What the task asks
Transcribe all of the data exactly. Omit the pictures.

[BEGIN Data segment]

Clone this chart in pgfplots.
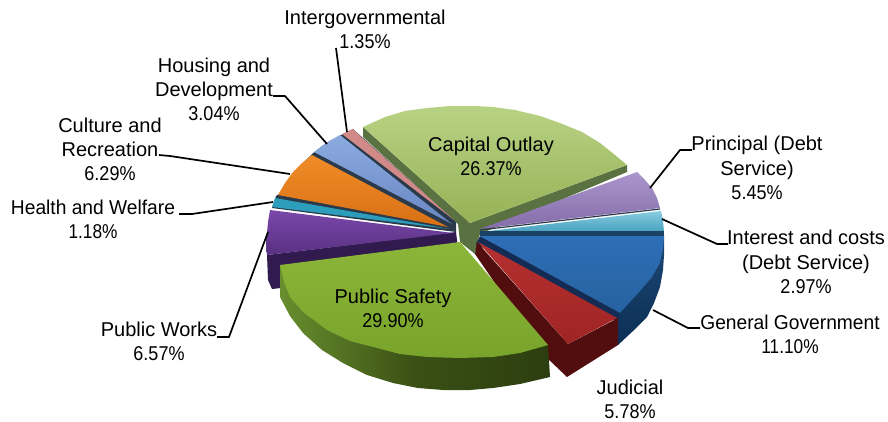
\documentclass[border=0pt]{standalone}
\usepackage{graphicx}
\usepackage{pgfplots}
\pgfplotsset{compat=1.18}
\usepackage{fontspec}
\setmainfont{Liberation Sans}
\definecolor{sep}{HTML}{2A3A4A}
\newcommand{\pct}[1]{\scalebox{.9}[1]{#1\%}}
\tikzset{lab/.style={align=center,font=\fontsize{20}{24.3}\selectfont,inner sep=0pt,text=black},
  lead/.style={black,line width=1.7pt,no markers,line join=round}}
\pgfplotsset{face/.style={no markers,draw=none,shade,shading angle=0}}
\begin{document}
\begin{tikzpicture}
\useasboundingbox (0,0) rectangle (888pt,421pt);
\begin{axis}[at={(0,0)},anchor=south west,scale only axis,width=888pt,height=421pt,
  xmin=0,xmax=888,ymin=0,ymax=421,y dir=reverse,axis lines=none,clip=false]

% Capital Outlay: inner walls, then top face
\addplot[no markers,draw=none,fill={rgb,255:red,90;green,114;blue,66}] coordinates {(363,127)(363,137)(458,224)(460,242)(475,254)(478,240)(480,234)(627,172)(627,165)(470,223)} -- cycle;
\addplot[face,top color={rgb,255:red,184;green,210;blue,132},bottom color={rgb,255:red,150;green,178;blue,86}] coordinates {(363,127)(385,117)(405,111)(427,108)(450,106)(475,106)(493,107)(515,110)(540,116)(560,123)(582,132)(600,143)(615,155)(627,165)(470,223)} -- cycle;

% Principal (Debt Service)
\addplot[face,top color={rgb,255:red,170;green,150;blue,205},bottom color={rgb,255:red,132;green,108;blue,168}] coordinates {(637,172)(645,180)(652,188)(657,198)(660,208)(480,229)} -- cycle;
\addplot[no markers,sep,line width=1.2pt] coordinates {(660,209)(480,230)};

% Interest and costs (Debt Service)
\addplot[face,top color={rgb,255:red,135;green,205;blue,225},bottom color={rgb,255:red,72;green,160;blue,190}] coordinates {(661,211)(663,221)(664,232)(480,232)} -- cycle;
\addplot[no markers,draw=none,fill={rgb,255:red,26;green,66;blue,100}] coordinates {(480,231)(664,231)(664,236)(480,236)} -- cycle;

% General Government: outer wall, inner wall, then top face
\addplot[face,top color={rgb,255:red,28;green,72;blue,116},bottom color={rgb,255:red,12;green,46;blue,84}] coordinates {(664,235)(664,255)(663,270)(660,287)(654,303)(647,317)(633,331)(618,345)(618,313)} -- cycle;
\addplot[no markers,draw=none,fill={rgb,255:red,20;green,44;blue,84}] coordinates {(480,236)(621,311)(618,322)(476,244)} -- cycle;
\addplot[face,top color={rgb,255:red,46;green,110;blue,182},bottom color={rgb,255:red,38;green,98;blue,160}] coordinates {(480,236)(664,236)(663,248)(660,263)(652,277)(640,291)(630,302)(620,313)} -- cycle;

% Public Works: wall, then top face
\addplot[no markers,draw=none,fill={rgb,255:red,48;green,26;blue,78}] coordinates {(267,255)(268,280)(272,289)(281,288)(281,270)(458,248)(456,232)} -- cycle;
\addplot[face,top color={rgb,255:red,122;green,72;blue,170},bottom color={rgb,255:red,88;green,48;blue,130}] coordinates {(270,210)(268,222)(267,233)(266,245)(267,255)(453,233)} -- cycle;

% Dark walls seen between the narrow slices on the left
\addplot[no markers,draw=none,fill=sep] coordinates {(272,208)(276,196)(279,194)(294,172)(312,154)(326,143)(341,135)(353,129)(456,222)(456,232)} -- cycle;

% Health and Welfare
\addplot[no markers,draw=none,fill={rgb,255:red,44;green,158;blue,188}] coordinates {(275,198)(272,207)(450,229)} -- cycle;

% Culture and Recreation
\addplot[face,top color={rgb,255:red,240;green,140;blue,40},bottom color={rgb,255:red,216;green,112;blue,20}] coordinates {(312,155)(302,163)(293,172)(285,183)(278,195)(448,227)} -- cycle;

% Housing and Development
\addplot[face,top color={rgb,255:red,140;green,172;blue,224},bottom color={rgb,255:red,104;green,134;blue,196}] coordinates {(314,152)(326,143)(340,135)(452,224)} -- cycle;

% Intergovernmental
\addplot[no markers,draw=none,fill={rgb,255:red,210;green,138;blue,136}] coordinates {(342,134)(353,129)(360,136)(454,220)} -- cycle;

% Judicial: walls, then top face
\addplot[no markers,draw=none,fill={rgb,255:red,82;green,14;blue,14}] coordinates {(477,242)(475,254)(545,356)(567,377)(618,345)(618,318)(568,344)} -- cycle;
\addplot[face,top color={rgb,255:red,182;green,48;blue,48},bottom color={rgb,255:red,160;green,36;blue,36}] coordinates {(478,242)(617,318)(568,344)} -- cycle;

% Public Safety: outer wall, then top face
\addplot[no markers,draw=none,left color={rgb,255:red,104;green,142;blue,46},right color={rgb,255:red,44;green,62;blue,16},middle color={rgb,255:red,58;green,80;blue,20},shade] coordinates {(280,265)(280,297)(290,316)(303,333)(322,350)(343,363)(367,375)(393,383)(418,388)(443,390)(470,390)(493,388)(520,384)(550,377)(548,345)} -- cycle;
\addplot[face,top color={rgb,255:red,140;green,182;blue,56},bottom color={rgb,255:red,120;green,164;blue,44}] coordinates {(460,242)(280,265)(284,282)(290,297)(303,312)(327,330)(350,341)(377,348)(400,354)(427,357)(460,358)(493,357)(520,353)(548,345)} -- cycle;

% Leader lines
\addplot[lead] coordinates {(336,48)(347,132)};
\addplot[lead] coordinates {(273,96)(285,96)(327,144)};
\addplot[lead] coordinates {(159,155)(170,156)(290,174)};
\addplot[lead] coordinates {(179,214)(192,214)(273,202)};
\addplot[lead] coordinates {(217,337)(229,337)(268,232)};
\addplot[lead] coordinates {(692,150)(680,150)(650,188)};
\addplot[lead] coordinates {(728,244)(717,244)(662,219)};
\addplot[lead] coordinates {(700,328)(688,328)(653,310)};

% Category labels with their shares
\node[lab] at (axis cs:365,29.5) {Intergovernmental\\\pct{1.35}};
\node[lab] at (axis cs:214,89.5) {Housing and\\Development\\\pct{3.04}};
\node[lab] at (axis cs:110,149.5) {Culture and\\Recreation\\\pct{6.29}};
\node[lab,xscale=.96] at (axis cs:93,219) {Health and Welfare\\\pct{1.18}};
\node[lab] at (axis cs:159,341) {Public Works\\\pct{6.57}};
\node[lab] at (axis cs:491,156) {Capital Outlay\\\pct{26.37}};
\node[lab] at (axis cs:393,308) {Public Safety\\\pct{29.90}};
\node[lab] at (axis cs:757,168) {Principal (Debt\\Service)\\\pct{5.45}};
\node[lab] at (axis cs:806,262) {Interest and costs\\(Debt Service)\\\pct{2.97}};
\node[lab,xscale=.96] at (axis cs:790,334) {General Government\\\pct{11.10}};
\node[lab] at (axis cs:630,399) {Judicial\\\pct{5.78}};
\end{axis}
\end{tikzpicture}
\end{document}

[END Data segment]

Task output
Clone this chart in pgfplots.
\documentclass[border=0pt]{standalone}
\usepackage{graphicx}
\usepackage{pgfplots}
\pgfplotsset{compat=1.18}
\usepackage{fontspec}
\setmainfont{Liberation Sans}
\definecolor{sep}{HTML}{2A3A4A}
\newcommand{\pct}[1]{\scalebox{.9}[1]{#1\%}}
\tikzset{lab/.style={align=center,font=\fontsize{20}{24.3}\selectfont,inner sep=0pt,text=black},
  lead/.style={black,line width=1.7pt,no markers,line join=round}}
\pgfplotsset{face/.style={no markers,draw=none,shade,shading angle=0}}
\begin{document}
\begin{tikzpicture}
\useasboundingbox (0,0) rectangle (888pt,421pt);
\begin{axis}[at={(0,0)},anchor=south west,scale only axis,width=888pt,height=421pt,
  xmin=0,xmax=888,ymin=0,ymax=421,y dir=reverse,axis lines=none,clip=false]

% Capital Outlay: inner walls, then top face
\addplot[no markers,draw=none,fill={rgb,255:red,90;green,114;blue,66}] coordinates {(363,127)(363,137)(458,224)(460,242)(475,254)(478,240)(480,234)(627,172)(627,165)(470,223)} -- cycle;
\addplot[face,top color={rgb,255:red,184;green,210;blue,132},bottom color={rgb,255:red,150;green,178;blue,86}] coordinates {(363,127)(385,117)(405,111)(427,108)(450,106)(475,106)(493,107)(515,110)(540,116)(560,123)(582,132)(600,143)(615,155)(627,165)(470,223)} -- cycle;

% Principal (Debt Service)
\addplot[face,top color={rgb,255:red,170;green,150;blue,205},bottom color={rgb,255:red,132;green,108;blue,168}] coordinates {(637,172)(645,180)(652,188)(657,198)(660,208)(480,229)} -- cycle;
\addplot[no markers,sep,line width=1.2pt] coordinates {(660,209)(480,230)};

% Interest and costs (Debt Service)
\addplot[face,top color={rgb,255:red,135;green,205;blue,225},bottom color={rgb,255:red,72;green,160;blue,190}] coordinates {(661,211)(663,221)(664,232)(480,232)} -- cycle;
\addplot[no markers,draw=none,fill={rgb,255:red,26;green,66;blue,100}] coordinates {(480,231)(664,231)(664,236)(480,236)} -- cycle;

% General Government: outer wall, inner wall, then top face
\addplot[face,top color={rgb,255:red,28;green,72;blue,116},bottom color={rgb,255:red,12;green,46;blue,84}] coordinates {(664,235)(664,255)(663,270)(660,287)(654,303)(647,317)(633,331)(618,345)(618,313)} -- cycle;
\addplot[no markers,draw=none,fill={rgb,255:red,20;green,44;blue,84}] coordinates {(480,236)(621,311)(618,322)(476,244)} -- cycle;
\addplot[face,top color={rgb,255:red,46;green,110;blue,182},bottom color={rgb,255:red,38;green,98;blue,160}] coordinates {(480,236)(664,236)(663,248)(660,263)(652,277)(640,291)(630,302)(620,313)} -- cycle;

% Public Works: wall, then top face
\addplot[no markers,draw=none,fill={rgb,255:red,48;green,26;blue,78}] coordinates {(267,255)(268,280)(272,289)(281,288)(281,270)(458,248)(456,232)} -- cycle;
\addplot[face,top color={rgb,255:red,122;green,72;blue,170},bottom color={rgb,255:red,88;green,48;blue,130}] coordinates {(270,210)(268,222)(267,233)(266,245)(267,255)(453,233)} -- cycle;

% Dark walls seen between the narrow slices on the left
\addplot[no markers,draw=none,fill=sep] coordinates {(272,208)(276,196)(279,194)(294,172)(312,154)(326,143)(341,135)(353,129)(456,222)(456,232)} -- cycle;

% Health and Welfare
\addplot[no markers,draw=none,fill={rgb,255:red,44;green,158;blue,188}] coordinates {(275,198)(272,207)(450,229)} -- cycle;

% Culture and Recreation
\addplot[face,top color={rgb,255:red,240;green,140;blue,40},bottom color={rgb,255:red,216;green,112;blue,20}] coordinates {(312,155)(302,163)(293,172)(285,183)(278,195)(448,227)} -- cycle;

% Housing and Development
\addplot[face,top color={rgb,255:red,140;green,172;blue,224},bottom color={rgb,255:red,104;green,134;blue,196}] coordinates {(314,152)(326,143)(340,135)(452,224)} -- cycle;

% Intergovernmental
\addplot[no markers,draw=none,fill={rgb,255:red,210;green,138;blue,136}] coordinates {(342,134)(353,129)(360,136)(454,220)} -- cycle;

% Judicial: walls, then top face
\addplot[no markers,draw=none,fill={rgb,255:red,82;green,14;blue,14}] coordinates {(477,242)(475,254)(545,356)(567,377)(618,345)(618,318)(568,344)} -- cycle;
\addplot[face,top color={rgb,255:red,182;green,48;blue,48},bottom color={rgb,255:red,160;green,36;blue,36}] coordinates {(478,242)(617,318)(568,344)} -- cycle;

% Public Safety: outer wall, then top face
\addplot[no markers,draw=none,left color={rgb,255:red,104;green,142;blue,46},right color={rgb,255:red,44;green,62;blue,16},middle color={rgb,255:red,58;green,80;blue,20},shade] coordinates {(280,265)(280,297)(290,316)(303,333)(322,350)(343,363)(367,375)(393,383)(418,388)(443,390)(470,390)(493,388)(520,384)(550,377)(548,345)} -- cycle;
\addplot[face,top color={rgb,255:red,140;green,182;blue,56},bottom color={rgb,255:red,120;green,164;blue,44}] coordinates {(460,242)(280,265)(284,282)(290,297)(303,312)(327,330)(350,341)(377,348)(400,354)(427,357)(460,358)(493,357)(520,353)(548,345)} -- cycle;

% Leader lines
\addplot[lead] coordinates {(336,48)(347,132)};
\addplot[lead] coordinates {(273,96)(285,96)(327,144)};
\addplot[lead] coordinates {(159,155)(170,156)(290,174)};
\addplot[lead] coordinates {(179,214)(192,214)(273,202)};
\addplot[lead] coordinates {(217,337)(229,337)(268,232)};
\addplot[lead] coordinates {(692,150)(680,150)(650,188)};
\addplot[lead] coordinates {(728,244)(717,244)(662,219)};
\addplot[lead] coordinates {(700,328)(688,328)(653,310)};

% Category labels with their shares
\node[lab] at (axis cs:365,29.5) {Intergovernmental\\\pct{1.35}};
\node[lab] at (axis cs:214,89.5) {Housing and\\Development\\\pct{3.04}};
\node[lab] at (axis cs:110,149.5) {Culture and\\Recreation\\\pct{6.29}};
\node[lab,xscale=.96] at (axis cs:93,219) {Health and Welfare\\\pct{1.18}};
\node[lab] at (axis cs:159,341) {Public Works\\\pct{6.57}};
\node[lab] at (axis cs:491,156) {Capital Outlay\\\pct{26.37}};
\node[lab] at (axis cs:393,308) {Public Safety\\\pct{29.90}};
\node[lab] at (axis cs:757,168) {Principal (Debt\\Service)\\\pct{5.45}};
\node[lab] at (axis cs:806,262) {Interest and costs\\(Debt Service)\\\pct{2.97}};
\node[lab,xscale=.96] at (axis cs:790,334) {General Government\\\pct{11.10}};
\node[lab] at (axis cs:630,399) {Judicial\\\pct{5.78}};
\end{axis}
\end{tikzpicture}
\end{document}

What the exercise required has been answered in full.